§ **DATASET CONTENT**:
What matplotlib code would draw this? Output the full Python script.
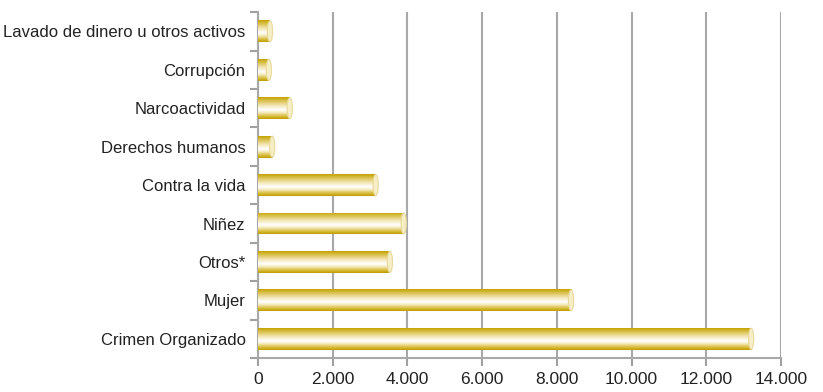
import numpy as np
import matplotlib.pyplot as plt
from matplotlib.colors import LinearSegmentedColormap
from matplotlib.patches import Ellipse

categorias = ["Crimen Organizado", "Mujer", "Otros*", "Niñez", "Contra la vida",
              "Derechos humanos", "Narcoactividad", "Corrupción",
              "Lavado de dinero u otros activos"]
casos = [13200, 8380, 3530, 3900, 3150, 380, 850, 290, 320]
xticks = [0, 2000, 4000, 6000, 8000, 10000, 12000, 14000]
xlabels = ["0", "2.000", "4.000", "6.000", "8.000", "10.000", "12.000", "14.000"]

plt.rcParams['font.family'] = ['Liberation Sans Narrow', 'Liberation Sans', 'DejaVu Sans']

fig = plt.figure(figsize=(8.23, 3.92), dpi=100)
ax = fig.add_axes([0.3135, 0.0867, 0.6355, 0.8823])

# gold cylinder look: dark edge, white highlight, dark edge
oro = LinearSegmentedColormap.from_list("oro", [
    (0.0, "#c09e00"), (0.12, "#d8bc3a"), (0.3, "#f6edc4"), (0.42, "#ffffff"),
    (0.6, "#f4e9bc"), (0.82, "#dcc456"), (1.0, "#c4a200")])
grad = np.linspace(0, 1, 64).reshape(-1, 1)

h = 0.57
y = np.arange(len(categorias))
bars = ax.barh(y, casos, height=h, color="none", zorder=3)
for b, v, yi in zip(bars, casos, y):
    im = ax.imshow(grad, cmap=oro, aspect="auto", zorder=3,
                   extent=[0, v, yi + h / 2, yi - h / 2], interpolation="bilinear")
    im.set_clip_path(b)
    ax.add_patch(Ellipse((v, yi), 140, h * 0.96, facecolor="#f6eec6",
                         edgecolor="#e8da9a", lw=0.8, zorder=4))

ax.set_xlim(0, 14000)
ax.set_ylim(-0.5, len(categorias) - 0.5)
ax.set_xticks(xticks)
ax.set_xticklabels(xlabels, fontsize=12.5, color="#222222")
ax.set_yticks(y)
ax.set_yticklabels(categorias, fontsize=12, color="#222222")
ax.set_yticks(np.arange(-0.5, len(categorias)), minor=True)
ax.tick_params(axis="y", which="major", length=0, pad=9)
ax.tick_params(axis="y", which="minor", length=6, width=1.5, color="#a0a0a0")
ax.tick_params(axis="x", length=6, width=1.5, color="#a0a0a0", pad=4)

ax.grid(axis="x", color="#a8a8a8", lw=1.5, zorder=1)
for s in ["top", "right"]:
    ax.spines[s].set_visible(False)
for s in ["left", "bottom"]:
    ax.spines[s].set_color("#a8a8a8")
    ax.spines[s].set_linewidth(1.5)

fig.savefig("out.png", dpi=100)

§ **GOAL OF THE EXERCISE**: Retype everything in the material word for word, minus pictures.

§ **RESULT BELOW**:
What matplotlib code would draw this? Output the full Python script.
import numpy as np
import matplotlib.pyplot as plt
from matplotlib.colors import LinearSegmentedColormap
from matplotlib.patches import Ellipse

categorias = ["Crimen Organizado", "Mujer", "Otros*", "Niñez", "Contra la vida",
              "Derechos humanos", "Narcoactividad", "Corrupción",
              "Lavado de dinero u otros activos"]
casos = [13200, 8380, 3530, 3900, 3150, 380, 850, 290, 320]
xticks = [0, 2000, 4000, 6000, 8000, 10000, 12000, 14000]
xlabels = ["0", "2.000", "4.000", "6.000", "8.000", "10.000", "12.000", "14.000"]

plt.rcParams['font.family'] = ['Liberation Sans Narrow', 'Liberation Sans', 'DejaVu Sans']

fig = plt.figure(figsize=(8.23, 3.92), dpi=100)
ax = fig.add_axes([0.3135, 0.0867, 0.6355, 0.8823])

# gold cylinder look: dark edge, white highlight, dark edge
oro = LinearSegmentedColormap.from_list("oro", [
    (0.0, "#c09e00"), (0.12, "#d8bc3a"), (0.3, "#f6edc4"), (0.42, "#ffffff"),
    (0.6, "#f4e9bc"), (0.82, "#dcc456"), (1.0, "#c4a200")])
grad = np.linspace(0, 1, 64).reshape(-1, 1)

h = 0.57
y = np.arange(len(categorias))
bars = ax.barh(y, casos, height=h, color="none", zorder=3)
for b, v, yi in zip(bars, casos, y):
    im = ax.imshow(grad, cmap=oro, aspect="auto", zorder=3,
                   extent=[0, v, yi + h / 2, yi - h / 2], interpolation="bilinear")
    im.set_clip_path(b)
    ax.add_patch(Ellipse((v, yi), 140, h * 0.96, facecolor="#f6eec6",
                         edgecolor="#e8da9a", lw=0.8, zorder=4))

ax.set_xlim(0, 14000)
ax.set_ylim(-0.5, len(categorias) - 0.5)
ax.set_xticks(xticks)
ax.set_xticklabels(xlabels, fontsize=12.5, color="#222222")
ax.set_yticks(y)
ax.set_yticklabels(categorias, fontsize=12, color="#222222")
ax.set_yticks(np.arange(-0.5, len(categorias)), minor=True)
ax.tick_params(axis="y", which="major", length=0, pad=9)
ax.tick_params(axis="y", which="minor", length=6, width=1.5, color="#a0a0a0")
ax.tick_params(axis="x", length=6, width=1.5, color="#a0a0a0", pad=4)

ax.grid(axis="x", color="#a8a8a8", lw=1.5, zorder=1)
for s in ["top", "right"]:
    ax.spines[s].set_visible(False)
for s in ["left", "bottom"]:
    ax.spines[s].set_color("#a8a8a8")
    ax.spines[s].set_linewidth(1.5)

fig.savefig("out.png", dpi=100)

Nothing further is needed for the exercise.